*Directions for this task:*
The listing below begins with the first line you should copy; stop after the line containing "mi_errors = [1.24, 1.42, 1.49, 1.63]", and drop every picture.

*Data section:*
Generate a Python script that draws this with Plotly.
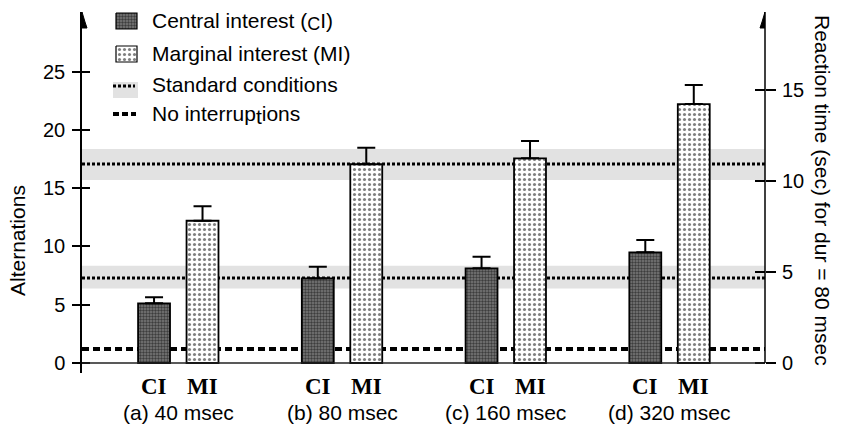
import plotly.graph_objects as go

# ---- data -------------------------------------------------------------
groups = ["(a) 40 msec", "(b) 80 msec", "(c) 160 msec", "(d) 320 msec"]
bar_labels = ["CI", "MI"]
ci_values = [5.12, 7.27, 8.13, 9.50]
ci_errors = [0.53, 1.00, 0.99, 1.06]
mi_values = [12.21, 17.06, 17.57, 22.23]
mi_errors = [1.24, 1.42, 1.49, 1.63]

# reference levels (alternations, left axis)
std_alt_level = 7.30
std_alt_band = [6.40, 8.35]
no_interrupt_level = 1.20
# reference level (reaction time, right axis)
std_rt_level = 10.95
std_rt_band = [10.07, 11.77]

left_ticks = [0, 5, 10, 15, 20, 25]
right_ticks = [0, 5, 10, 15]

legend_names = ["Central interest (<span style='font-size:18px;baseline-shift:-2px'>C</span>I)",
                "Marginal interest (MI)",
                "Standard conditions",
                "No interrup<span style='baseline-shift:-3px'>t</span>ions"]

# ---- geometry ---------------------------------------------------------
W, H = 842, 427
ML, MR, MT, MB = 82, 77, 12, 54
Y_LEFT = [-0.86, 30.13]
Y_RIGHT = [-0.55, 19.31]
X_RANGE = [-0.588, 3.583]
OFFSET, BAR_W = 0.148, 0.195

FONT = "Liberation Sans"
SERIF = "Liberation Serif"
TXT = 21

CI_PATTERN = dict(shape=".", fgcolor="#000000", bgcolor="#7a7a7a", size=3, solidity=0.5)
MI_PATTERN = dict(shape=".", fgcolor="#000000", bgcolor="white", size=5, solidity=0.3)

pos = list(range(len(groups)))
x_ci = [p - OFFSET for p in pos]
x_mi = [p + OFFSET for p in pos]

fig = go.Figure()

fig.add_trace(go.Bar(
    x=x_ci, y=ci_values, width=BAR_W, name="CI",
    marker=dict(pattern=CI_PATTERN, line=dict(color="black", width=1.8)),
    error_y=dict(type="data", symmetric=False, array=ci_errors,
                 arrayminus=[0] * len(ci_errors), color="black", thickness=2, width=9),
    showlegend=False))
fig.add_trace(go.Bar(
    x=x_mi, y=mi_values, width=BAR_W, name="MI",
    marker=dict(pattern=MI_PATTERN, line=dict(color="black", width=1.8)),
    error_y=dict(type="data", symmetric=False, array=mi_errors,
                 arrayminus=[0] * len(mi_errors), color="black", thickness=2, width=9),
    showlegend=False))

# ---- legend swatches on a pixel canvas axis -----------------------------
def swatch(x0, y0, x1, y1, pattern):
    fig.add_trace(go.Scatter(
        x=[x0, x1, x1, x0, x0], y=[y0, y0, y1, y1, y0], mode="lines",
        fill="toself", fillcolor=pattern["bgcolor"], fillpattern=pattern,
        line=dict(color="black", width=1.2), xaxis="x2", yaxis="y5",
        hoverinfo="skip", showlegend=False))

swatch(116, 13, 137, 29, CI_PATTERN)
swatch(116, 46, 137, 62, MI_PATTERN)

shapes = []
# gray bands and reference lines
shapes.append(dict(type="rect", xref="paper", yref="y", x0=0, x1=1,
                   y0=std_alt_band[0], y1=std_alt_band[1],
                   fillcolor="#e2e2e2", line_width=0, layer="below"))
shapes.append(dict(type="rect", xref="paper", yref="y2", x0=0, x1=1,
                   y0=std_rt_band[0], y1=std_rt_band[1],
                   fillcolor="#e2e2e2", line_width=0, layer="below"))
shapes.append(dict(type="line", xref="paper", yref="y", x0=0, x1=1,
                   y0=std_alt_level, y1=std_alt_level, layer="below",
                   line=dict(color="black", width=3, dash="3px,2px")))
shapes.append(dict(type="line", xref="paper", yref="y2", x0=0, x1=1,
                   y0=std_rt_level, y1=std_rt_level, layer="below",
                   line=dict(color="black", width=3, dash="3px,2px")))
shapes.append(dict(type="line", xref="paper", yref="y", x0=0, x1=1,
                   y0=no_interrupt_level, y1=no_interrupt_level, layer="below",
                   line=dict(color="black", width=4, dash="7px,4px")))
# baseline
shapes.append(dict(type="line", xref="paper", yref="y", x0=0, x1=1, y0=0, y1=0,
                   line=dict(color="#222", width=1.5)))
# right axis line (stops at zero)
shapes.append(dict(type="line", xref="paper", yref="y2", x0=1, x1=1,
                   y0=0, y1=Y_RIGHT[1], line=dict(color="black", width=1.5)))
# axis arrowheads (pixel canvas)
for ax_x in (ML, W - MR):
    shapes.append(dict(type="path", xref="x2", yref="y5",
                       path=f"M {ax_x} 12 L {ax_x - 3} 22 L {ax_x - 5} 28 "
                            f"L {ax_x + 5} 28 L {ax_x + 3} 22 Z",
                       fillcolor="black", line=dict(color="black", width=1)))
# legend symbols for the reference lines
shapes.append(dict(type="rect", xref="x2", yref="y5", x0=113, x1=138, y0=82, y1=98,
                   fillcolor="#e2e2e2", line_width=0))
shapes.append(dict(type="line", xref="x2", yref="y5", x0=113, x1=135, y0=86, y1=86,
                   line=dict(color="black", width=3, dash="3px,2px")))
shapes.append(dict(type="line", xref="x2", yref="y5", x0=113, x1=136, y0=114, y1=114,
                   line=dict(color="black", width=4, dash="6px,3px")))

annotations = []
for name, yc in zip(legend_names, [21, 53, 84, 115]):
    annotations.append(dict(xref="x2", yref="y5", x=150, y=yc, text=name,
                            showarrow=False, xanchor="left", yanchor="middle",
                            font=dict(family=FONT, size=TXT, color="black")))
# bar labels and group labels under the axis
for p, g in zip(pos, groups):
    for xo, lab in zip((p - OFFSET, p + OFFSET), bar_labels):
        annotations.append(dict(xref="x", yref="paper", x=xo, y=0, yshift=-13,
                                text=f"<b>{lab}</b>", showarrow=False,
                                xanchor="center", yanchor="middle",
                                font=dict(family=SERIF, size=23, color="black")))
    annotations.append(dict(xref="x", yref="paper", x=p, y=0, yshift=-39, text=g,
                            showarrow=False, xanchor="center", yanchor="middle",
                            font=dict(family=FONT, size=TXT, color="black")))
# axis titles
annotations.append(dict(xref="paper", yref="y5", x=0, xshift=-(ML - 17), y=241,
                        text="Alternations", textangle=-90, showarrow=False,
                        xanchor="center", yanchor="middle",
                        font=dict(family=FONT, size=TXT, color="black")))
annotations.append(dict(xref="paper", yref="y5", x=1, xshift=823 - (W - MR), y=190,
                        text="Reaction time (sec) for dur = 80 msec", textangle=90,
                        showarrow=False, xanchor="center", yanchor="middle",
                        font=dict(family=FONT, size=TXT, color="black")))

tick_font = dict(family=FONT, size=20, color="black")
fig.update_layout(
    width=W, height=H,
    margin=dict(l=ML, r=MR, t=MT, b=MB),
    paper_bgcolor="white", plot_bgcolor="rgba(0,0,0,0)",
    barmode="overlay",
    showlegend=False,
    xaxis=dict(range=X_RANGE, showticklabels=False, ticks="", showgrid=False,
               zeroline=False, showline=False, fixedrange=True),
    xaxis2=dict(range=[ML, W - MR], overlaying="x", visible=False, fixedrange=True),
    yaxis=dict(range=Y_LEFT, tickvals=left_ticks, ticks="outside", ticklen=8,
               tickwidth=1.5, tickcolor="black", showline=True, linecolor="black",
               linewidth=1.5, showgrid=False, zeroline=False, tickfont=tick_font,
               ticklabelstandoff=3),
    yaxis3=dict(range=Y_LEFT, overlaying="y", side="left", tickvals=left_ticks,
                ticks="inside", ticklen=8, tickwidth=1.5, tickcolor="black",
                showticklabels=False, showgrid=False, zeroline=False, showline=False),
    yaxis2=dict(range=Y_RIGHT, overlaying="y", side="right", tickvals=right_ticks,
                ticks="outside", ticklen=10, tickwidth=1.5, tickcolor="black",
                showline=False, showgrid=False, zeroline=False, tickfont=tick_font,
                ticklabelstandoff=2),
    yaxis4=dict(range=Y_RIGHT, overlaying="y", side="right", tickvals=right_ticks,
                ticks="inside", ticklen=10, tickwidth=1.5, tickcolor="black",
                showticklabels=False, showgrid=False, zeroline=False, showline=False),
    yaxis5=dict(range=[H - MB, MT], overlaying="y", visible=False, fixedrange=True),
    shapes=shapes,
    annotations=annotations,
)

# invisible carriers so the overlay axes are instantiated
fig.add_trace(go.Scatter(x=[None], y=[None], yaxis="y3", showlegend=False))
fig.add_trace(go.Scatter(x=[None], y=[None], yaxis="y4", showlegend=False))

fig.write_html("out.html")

*Completed task:*
Generate a Python script that draws this with Plotly.
import plotly.graph_objects as go

# ---- data -------------------------------------------------------------
groups = ["(a) 40 msec", "(b) 80 msec", "(c) 160 msec", "(d) 320 msec"]
bar_labels = ["CI", "MI"]
ci_values = [5.12, 7.27, 8.13, 9.50]
ci_errors = [0.53, 1.00, 0.99, 1.06]
mi_values = [12.21, 17.06, 17.57, 22.23]
mi_errors = [1.24, 1.42, 1.49, 1.63]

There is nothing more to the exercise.